[What the task requires]: Reproduce verbatim the lines up to and including the one with "theta = np.round(np.arange(5.0, 90.0001, 0.2), 1)", starting from the first.

[Data supplied]:
○ ○ ○ ○ ○

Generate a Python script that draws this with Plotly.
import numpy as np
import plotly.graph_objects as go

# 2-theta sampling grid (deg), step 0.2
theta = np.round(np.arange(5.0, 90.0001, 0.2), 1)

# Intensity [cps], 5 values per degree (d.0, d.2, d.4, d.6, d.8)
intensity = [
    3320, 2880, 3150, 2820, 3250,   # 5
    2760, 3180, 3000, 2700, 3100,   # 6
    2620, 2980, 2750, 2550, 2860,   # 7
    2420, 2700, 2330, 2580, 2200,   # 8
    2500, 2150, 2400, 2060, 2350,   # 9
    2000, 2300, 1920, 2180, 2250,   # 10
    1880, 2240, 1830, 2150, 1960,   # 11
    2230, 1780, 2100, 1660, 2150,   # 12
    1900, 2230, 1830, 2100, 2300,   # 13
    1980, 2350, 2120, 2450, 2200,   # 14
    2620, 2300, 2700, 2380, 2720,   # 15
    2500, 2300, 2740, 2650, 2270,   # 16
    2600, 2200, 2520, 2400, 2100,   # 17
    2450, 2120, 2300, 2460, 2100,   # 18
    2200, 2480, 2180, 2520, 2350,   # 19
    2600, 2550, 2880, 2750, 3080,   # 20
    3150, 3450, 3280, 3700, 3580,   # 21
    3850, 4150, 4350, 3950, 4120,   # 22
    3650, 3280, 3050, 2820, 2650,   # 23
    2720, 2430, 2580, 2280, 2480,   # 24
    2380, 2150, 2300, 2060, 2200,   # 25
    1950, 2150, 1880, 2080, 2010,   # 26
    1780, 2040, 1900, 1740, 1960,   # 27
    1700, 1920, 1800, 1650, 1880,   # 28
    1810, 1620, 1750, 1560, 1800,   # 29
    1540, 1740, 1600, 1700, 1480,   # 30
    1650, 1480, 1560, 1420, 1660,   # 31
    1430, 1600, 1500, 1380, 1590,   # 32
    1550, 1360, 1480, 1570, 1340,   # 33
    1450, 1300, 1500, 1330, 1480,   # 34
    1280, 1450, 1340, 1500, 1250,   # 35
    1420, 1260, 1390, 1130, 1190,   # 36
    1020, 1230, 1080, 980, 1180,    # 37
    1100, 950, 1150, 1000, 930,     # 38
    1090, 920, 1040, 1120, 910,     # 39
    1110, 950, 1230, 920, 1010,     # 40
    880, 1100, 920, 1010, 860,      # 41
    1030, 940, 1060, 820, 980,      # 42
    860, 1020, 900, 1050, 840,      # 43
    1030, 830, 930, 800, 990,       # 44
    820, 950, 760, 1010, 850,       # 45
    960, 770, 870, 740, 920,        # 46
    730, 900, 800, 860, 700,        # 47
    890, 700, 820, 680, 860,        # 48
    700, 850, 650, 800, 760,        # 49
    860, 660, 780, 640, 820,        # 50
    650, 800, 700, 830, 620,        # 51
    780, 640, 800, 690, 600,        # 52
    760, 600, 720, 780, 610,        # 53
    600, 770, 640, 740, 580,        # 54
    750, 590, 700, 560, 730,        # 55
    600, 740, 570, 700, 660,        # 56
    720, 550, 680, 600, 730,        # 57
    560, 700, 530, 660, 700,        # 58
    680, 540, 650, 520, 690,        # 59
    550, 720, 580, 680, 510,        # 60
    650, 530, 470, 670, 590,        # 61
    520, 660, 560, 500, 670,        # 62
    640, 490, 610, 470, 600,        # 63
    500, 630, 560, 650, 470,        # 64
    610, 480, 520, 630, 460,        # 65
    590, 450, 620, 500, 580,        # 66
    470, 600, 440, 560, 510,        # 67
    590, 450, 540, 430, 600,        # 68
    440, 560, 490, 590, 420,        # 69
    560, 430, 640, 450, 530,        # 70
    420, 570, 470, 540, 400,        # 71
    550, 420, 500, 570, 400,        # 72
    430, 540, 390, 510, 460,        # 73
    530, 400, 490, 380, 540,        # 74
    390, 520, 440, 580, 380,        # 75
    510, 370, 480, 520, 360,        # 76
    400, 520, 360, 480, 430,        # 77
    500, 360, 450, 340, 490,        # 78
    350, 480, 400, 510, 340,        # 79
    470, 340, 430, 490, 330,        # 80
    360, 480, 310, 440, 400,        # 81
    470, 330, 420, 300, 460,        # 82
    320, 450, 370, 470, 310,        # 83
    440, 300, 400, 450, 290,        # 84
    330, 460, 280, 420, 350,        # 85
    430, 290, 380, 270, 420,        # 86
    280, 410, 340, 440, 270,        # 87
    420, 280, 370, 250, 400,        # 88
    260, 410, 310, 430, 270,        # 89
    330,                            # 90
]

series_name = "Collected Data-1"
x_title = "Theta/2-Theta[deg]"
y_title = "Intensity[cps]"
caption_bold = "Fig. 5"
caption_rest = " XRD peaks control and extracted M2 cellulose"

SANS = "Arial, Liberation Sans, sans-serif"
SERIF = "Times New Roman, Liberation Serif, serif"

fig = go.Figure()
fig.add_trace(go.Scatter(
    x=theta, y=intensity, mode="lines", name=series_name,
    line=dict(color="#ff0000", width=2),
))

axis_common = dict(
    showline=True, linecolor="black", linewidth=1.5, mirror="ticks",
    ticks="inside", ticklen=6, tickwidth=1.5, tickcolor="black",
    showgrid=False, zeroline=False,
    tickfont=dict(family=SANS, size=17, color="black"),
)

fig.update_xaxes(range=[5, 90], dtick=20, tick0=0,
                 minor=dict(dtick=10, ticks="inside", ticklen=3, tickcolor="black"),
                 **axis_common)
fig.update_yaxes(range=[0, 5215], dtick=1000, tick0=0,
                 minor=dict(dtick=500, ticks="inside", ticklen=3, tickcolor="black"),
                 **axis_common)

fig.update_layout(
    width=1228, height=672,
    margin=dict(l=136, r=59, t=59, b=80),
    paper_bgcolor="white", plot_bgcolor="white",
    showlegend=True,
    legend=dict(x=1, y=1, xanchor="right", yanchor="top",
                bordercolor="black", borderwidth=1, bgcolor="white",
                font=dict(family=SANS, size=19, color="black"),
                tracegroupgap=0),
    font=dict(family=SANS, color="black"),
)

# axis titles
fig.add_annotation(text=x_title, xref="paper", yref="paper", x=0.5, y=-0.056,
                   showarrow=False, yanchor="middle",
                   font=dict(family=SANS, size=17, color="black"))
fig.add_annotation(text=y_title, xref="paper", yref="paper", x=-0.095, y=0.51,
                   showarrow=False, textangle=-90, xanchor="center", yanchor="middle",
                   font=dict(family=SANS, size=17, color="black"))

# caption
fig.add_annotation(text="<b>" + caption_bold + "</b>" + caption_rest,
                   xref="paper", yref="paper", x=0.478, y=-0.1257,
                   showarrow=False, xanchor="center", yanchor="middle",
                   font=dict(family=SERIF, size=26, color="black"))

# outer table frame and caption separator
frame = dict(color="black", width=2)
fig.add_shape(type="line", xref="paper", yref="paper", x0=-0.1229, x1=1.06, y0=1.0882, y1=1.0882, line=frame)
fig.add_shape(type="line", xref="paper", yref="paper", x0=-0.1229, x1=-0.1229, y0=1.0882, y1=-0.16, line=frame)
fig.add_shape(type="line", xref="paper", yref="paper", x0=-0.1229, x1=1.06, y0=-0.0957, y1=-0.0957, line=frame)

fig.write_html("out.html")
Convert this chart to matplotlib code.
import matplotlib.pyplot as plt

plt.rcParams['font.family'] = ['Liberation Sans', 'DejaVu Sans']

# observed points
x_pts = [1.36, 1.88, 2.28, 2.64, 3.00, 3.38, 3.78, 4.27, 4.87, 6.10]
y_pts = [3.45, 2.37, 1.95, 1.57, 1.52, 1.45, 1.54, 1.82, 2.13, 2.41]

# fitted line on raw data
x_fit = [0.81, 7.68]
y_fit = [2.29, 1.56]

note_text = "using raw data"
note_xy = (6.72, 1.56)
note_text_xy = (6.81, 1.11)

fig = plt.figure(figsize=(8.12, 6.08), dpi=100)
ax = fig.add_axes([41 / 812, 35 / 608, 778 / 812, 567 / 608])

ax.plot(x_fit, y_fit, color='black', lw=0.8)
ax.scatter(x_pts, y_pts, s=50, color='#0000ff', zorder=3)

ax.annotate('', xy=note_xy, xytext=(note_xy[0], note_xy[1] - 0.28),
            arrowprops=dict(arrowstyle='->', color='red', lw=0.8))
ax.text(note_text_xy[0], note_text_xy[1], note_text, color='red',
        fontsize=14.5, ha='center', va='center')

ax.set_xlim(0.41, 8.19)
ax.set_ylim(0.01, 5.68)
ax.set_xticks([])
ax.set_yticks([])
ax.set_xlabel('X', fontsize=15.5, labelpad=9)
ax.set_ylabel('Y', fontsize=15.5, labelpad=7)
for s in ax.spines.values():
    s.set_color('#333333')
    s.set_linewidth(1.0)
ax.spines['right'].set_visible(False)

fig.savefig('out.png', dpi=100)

○ ○ ○ ○ ○

[Task solution]:
Generate a Python script that draws this with Plotly.
import numpy as np
import plotly.graph_objects as go

# 2-theta sampling grid (deg), step 0.2
theta = np.round(np.arange(5.0, 90.0001, 0.2), 1)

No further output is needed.